**WHAT THE EXERCISE ASKS:**
Leave out the pictures and reproduce all of the data exactly.

┏━━

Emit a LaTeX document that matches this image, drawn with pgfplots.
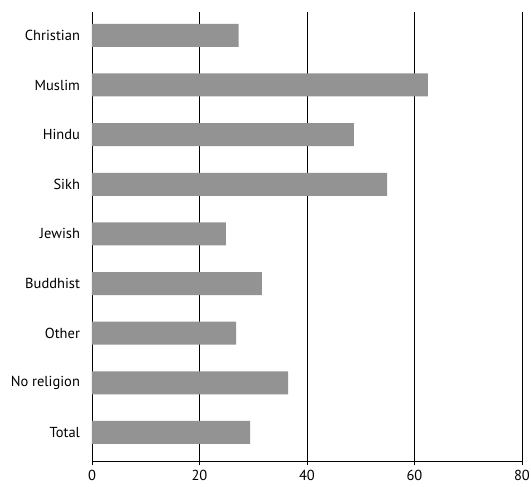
\documentclass[border=0pt]{standalone}
\usepackage{pgfplots}
\pgfplotsset{compat=1.18}
\usepackage{fontspec}
\setmainfont{PT Sans}
\definecolor{barGray}{HTML}{939393}
\begin{document}
\begin{tikzpicture}
\path[use as bounding box] (-92pt,-26pt) rectangle (439pt,461pt);
\begin{axis}[
 at={(0,0)}, anchor=south west,
 scale only axis, width=430pt, height=449pt,
 xbar, bar width=23pt,
 xmin=0, xmax=80, ymin=-0.574, ymax=8.47,
 axis x line=bottom, axis y line=left,
 axis line style={-, line width=0.9pt},
 xtick={0,20,...,80}, ytick={0,...,8},
 yticklabels={Total,No religion,Other,Buddhist,Jewish,Sikh,Hindu,Muslim,Christian},
 xmajorgrids, grid style={black, line width=0.8pt},
 tick align=outside, x tick style={black, line width=0.8pt}, major tick length=4.5pt,
 y tick style={draw=none},
 tick label style={font=\fontsize{14.5}{16}\selectfont},
 yticklabel style={xshift=-4pt},
 xticklabel style={inner sep=0pt, text depth=0pt, yshift=-4pt},
 /pgf/number format/assume math mode=true,
]
\addplot[fill=barGray, draw=none] coordinates {(29.4,0) (36.5,1) (26.8,2) (31.6,3) (24.9,4) (54.9,5) (48.7,6) (62.5,7) (27.3,8)};
\end{axis}
\end{tikzpicture}
\end{document}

┗━━

**FINISHED EXERCISE:**
Emit a LaTeX document that matches this image, drawn with pgfplots.
\documentclass[border=0pt]{standalone}
\usepackage{pgfplots}
\pgfplotsset{compat=1.18}
\usepackage{fontspec}
\setmainfont{PT Sans}
\definecolor{barGray}{HTML}{939393}
\begin{document}
\begin{tikzpicture}
\path[use as bounding box] (-92pt,-26pt) rectangle (439pt,461pt);
\begin{axis}[
 at={(0,0)}, anchor=south west,
 scale only axis, width=430pt, height=449pt,
 xbar, bar width=23pt,
 xmin=0, xmax=80, ymin=-0.574, ymax=8.47,
 axis x line=bottom, axis y line=left,
 axis line style={-, line width=0.9pt},
 xtick={0,20,...,80}, ytick={0,...,8},
 yticklabels={Total,No religion,Other,Buddhist,Jewish,Sikh,Hindu,Muslim,Christian},
 xmajorgrids, grid style={black, line width=0.8pt},
 tick align=outside, x tick style={black, line width=0.8pt}, major tick length=4.5pt,
 y tick style={draw=none},
 tick label style={font=\fontsize{14.5}{16}\selectfont},
 yticklabel style={xshift=-4pt},
 xticklabel style={inner sep=0pt, text depth=0pt, yshift=-4pt},
 /pgf/number format/assume math mode=true,
]
\addplot[fill=barGray, draw=none] coordinates {(29.4,0) (36.5,1) (26.8,2) (31.6,3) (24.9,4) (54.9,5) (48.7,6) (62.5,7) (27.3,8)};
\end{axis}
\end{tikzpicture}
\end{document}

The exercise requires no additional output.